Multiple Inputs vs Tuple Inputs

I’m a little confused about multiple inputs in nextflow. I find myself using tuple inputs (almost) exclusively when a process should take more than one input (which is pretty much every process).

Tuples seem clearly superior, because they allow passing arbitrary combinations of values to a process. Using a single, long tuple as a process input means the process can be reasoned about the same as a function in a procedural language (albeit an async function).

The only time I do use multiple inputs (without wrapping them in a tuple) is when passing a values that are “global” to the entire workflow execution, for example a “Run ID”.
But this could also be achieved with a tuple (after re-reading the docs for .join and .combine).

So what’s the utility of having multiple inputs function the way they currently do?
Is this a remant from early nextflow that has to be kept for backward compatibility? Or am I too stuck in the procedural paradigm to grok this dataflow concept?

1 Like

I would probably say yes, this is a remnant of early Nextflow.
This is basically the direction I think the developers want to go with the introduction of Record types, and reduction of channel operators. The aim would be to make the combine explicit

1 Like

Great question! You’re not missing anything — your intuition about tuples is solid, and this is a common point of confusion.

When multiple inputs make sense:

The key distinction is between queue channels (multiple items, consumed as they flow through) and value channels (single item, reusable). When your second input is truly a “global” value that won’t change per-sample (like your Run ID example, or a reference genome path), using a separate value channel input is a valid choice:

process ALIGN {
    input:
    tuple val(sample_id), path(reads)
    path reference  // value channel - same for all samples

    // ...
}

This works cleanly because value channels automatically repeat for each item in the queue channel. Note that using the multi-channel approach locks you into a workflow that cannot scale to multiple reference genomes - the multi-channel approach should not be used if you think there is a chance that you’ll want to supply multiple items in both channels.

The tuple-everything approach (your “wide tuple”):

Using combine to merge everything into one tuple before the process is also perfectly valid! You’re right that it has some of great features (some of my personal favourites):

  • Pipe-friendly: Clean chaining with |

  • Explicit data flow: All the “shape manipulation” happens in channel operations, making the process signature simpler

  • Flexibility: Easy to switch from combining with one item to many

The nf-core community generally favors keeping tuples focused on sample-specific data and using separate input channels for shared resources. This isn’t because wide tuples are wrong, it’s more about readability at scale and consistency across many authors (a convention everyone follows, even if not strictly “better”)

I don’t think you’re stuck in procedural thinking.
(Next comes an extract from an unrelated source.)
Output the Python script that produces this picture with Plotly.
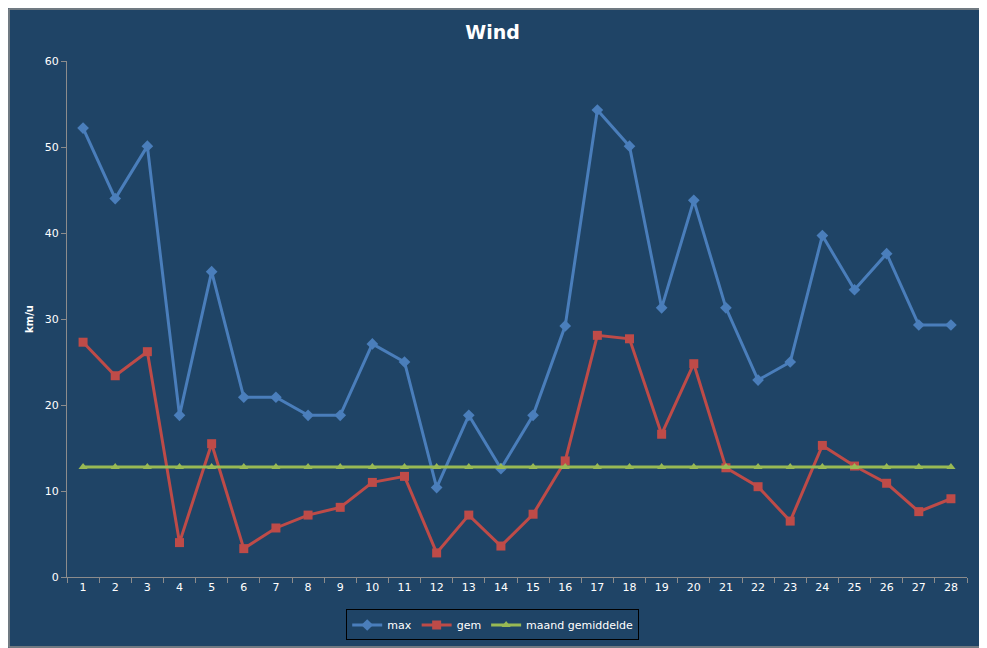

In fact, I think that the multi-channel/narrow-tuple approach indicates a more procedural approach (it looks closer to a regular function call). Both approaches are valid Nextflow. If wide tuples work well for your team and workflow complexity, keep using them! The “best” choice often depends on who else needs to read and maintain the code.

As Mahesh notes, the combine approach is probably more likely to become the standard when Record types are available in next year.

1 Like

This topic was automatically closed 7 days after the last reply. New replies are no longer allowed.